Countryside Alliance Chief Executive Tim Bonner writes:
If you live in the East of England, or in others areas of the country with a high density of hares, you will almost certainly have come across the signs of hare poaching which has become endemic in many areas. Gates blocked, ditches dug along roads, 4 x 4 tracks across fields, and hedges flattened. This is not the romantic poaching of yore when a local took his lurcher out to take a hare for the pot, but organised criminality carried out by people with no respect for private property or wildlife.
There is a great deal of confusion about hare poaching, coursing and the offences that are committed by people running, or intending to run, dogs on hares. First and foremost the activity being carried out by poachers bares no relation to coursing as carried out under National Coursing Club rules prior to the Hunting Act 2004. The use of pictures of pure bred greyhounds in red and white collars to illustrate stories about hare poaching reveal a complete ignorance of the reality of modern hare poaching, and how to tackle it.
Section 5 of the Hunting Act prohibits competitive coursing events in which dogs are judged on their skill in hunting hares, but this legislation is very seldom used as there is rarely evidence that a ‘competitive event’ has taken place. A significant number of people have been convicted of illegal hare coursing under Section 1 of the Hunting Act which prohibits the pursuit of any wild mammal with a dog. The Crown Prosecution Service, however, advise that hare poaching is prosecuted under the Game Acts which prohibit entering land to search for or pursue game. In this case there is no need to prove that hunting or coursing took place, just that there was trespass with the intention to do so.
The Game Acts, however, have a fundamental disadvantage for the police and prosecutors in that the seizure and forfeiture powers are inadequate in relation to vehicles and dogs, or for the police to reclaim costs when dogs are confiscated. To ease the prosecution of hare poaching offences we are recommending a package of practical actions.
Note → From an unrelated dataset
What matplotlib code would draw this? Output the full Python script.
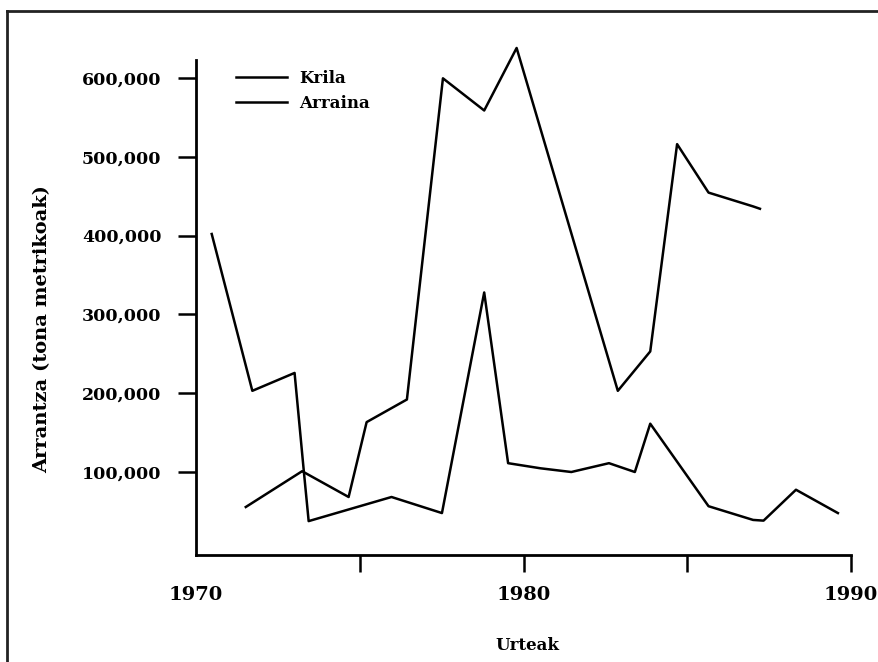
import matplotlib
matplotlib.use('Agg')
import matplotlib.pyplot as plt
from matplotlib.lines import Line2D

plt.rcParams['font.family'] = ['DejaVu Serif']
plt.rcParams['font.weight'] = 'bold'
plt.rcParams['axes.labelweight'] = 'bold'

# Krila (krill) catch, tonnes
krila_years = [1971.52, 1973.24, 1974.66, 1975.21, 1976.44, 1977.54, 1978.80,
               1979.79, 1982.88, 1983.87, 1984.69, 1985.65, 1987.01, 1987.22]
krila_catch = [55600, 101000, 68300, 163300, 192000, 599500, 558700,
               638000, 203000, 253000, 516000, 454500, 437000, 434000]

# Arraina (fish) catch, tonnes
arraina_years = [1970.48, 1971.72, 1973.01, 1973.29, 1973.44, 1975.97, 1977.51,
                 1978.80, 1979.53, 1980.52, 1981.46, 1982.61, 1983.40, 1983.87,
                 1985.65, 1987.01, 1987.33, 1988.32, 1989.60]
arraina_catch = [402000, 203000, 225700, 102000, 37700, 68300, 47900,
                 327800, 111200, 104700, 100000, 111200, 100000, 161300,
                 56600, 39200, 38300, 77500, 47900]

ytick_vals = [100000, 200000, 300000, 400000, 500000, 600000]
ytick_labels = ['100,000', '200,000', '300,000', '400,000', '500,000', '600,000']

W, H = 879, 662
fig = plt.figure(figsize=(W / 100, H / 100), dpi=100)
ax = fig.add_axes([196 / W, 107 / H, 655 / W, (555 - 33) / H])

ax.plot(krila_years, krila_catch, color='black', lw=1.8, label='Krila')
ax.plot(arraina_years, arraina_catch, color='black', lw=1.8, label='Arraina')

ax.set_xlim(1970, 1990)
ax.set_ylim(-5300, 657000)

ax.spines['top'].set_visible(False)
ax.spines['right'].set_visible(False)
ax.spines['left'].set_bounds(-5300, 623000)
for s in ['left', 'bottom']:
    ax.spines[s].set_linewidth(2)

ax.set_yticks(ytick_vals, labels=ytick_labels)
ax.tick_params(axis='y', length=13, width=1.8, pad=12, labelsize=12.5)

ax.set_xticks([1975, 1980, 1985, 1990], labels=['', '1980', '', '1990'])
ax.set_xticks([1970], labels=['1970'], minor=True)
ax.tick_params(axis='x', which='major', length=12, width=1.8, pad=10, labelsize=14)
ax.tick_params(axis='x', which='minor', length=0, pad=22, labelsize=14)

ax.set_xlabel('Urteak', fontsize=12)
ax.xaxis.set_label_coords((527 - 196) / 655, -(637 - 555) / (555 - 33))
ax.set_ylabel('Arrantza (tona metrikoak)', fontsize=14)
ax.yaxis.set_label_coords(-(196 - 51) / 655, (555 - 329) / (555 - 33))

ax.legend(loc='upper left', bbox_to_anchor=(236 / W, 1 - 70 / H),
          bbox_transform=fig.transFigure, frameon=False, fontsize=12,
          handlelength=3.05, handletextpad=0.75, labelspacing=0.45,
          borderpad=0, borderaxespad=0)

# outer frame (top and left edges only)
fig.add_artist(Line2D([7 / W, 7 / W], [0, 1 - 11 / H], color='#222222', lw=2))
fig.add_artist(Line2D([7 / W, 1], [1 - 11 / H, 1 - 11 / H], color='#222222', lw=2))

fig.savefig('out.png', dpi=100)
We are calling for the Government to:
Amend the law to give the police and courts full seizure and forfeiture powers in all cases of poaching under the game laws, in relation to dogs and vehicles.
Amend the law to enable the police to recover kennelling costs from convicted persons.
Extend criminal behaviour orders to enable courts to impose these over wider geographical areas, across police force areas.
Revise sentencing guidelines and ensure magistrates understand the full gravity of the offence.
Ensure that in recording crime statistics hare poaching prosecutions and convictions are identifiable, enabling a proper understanding of the scale of the problem and where resources need to be focussed.
We believe these proposals would help the police and prosecutors and make a real difference in tackling one of the most serious current rural crime issues.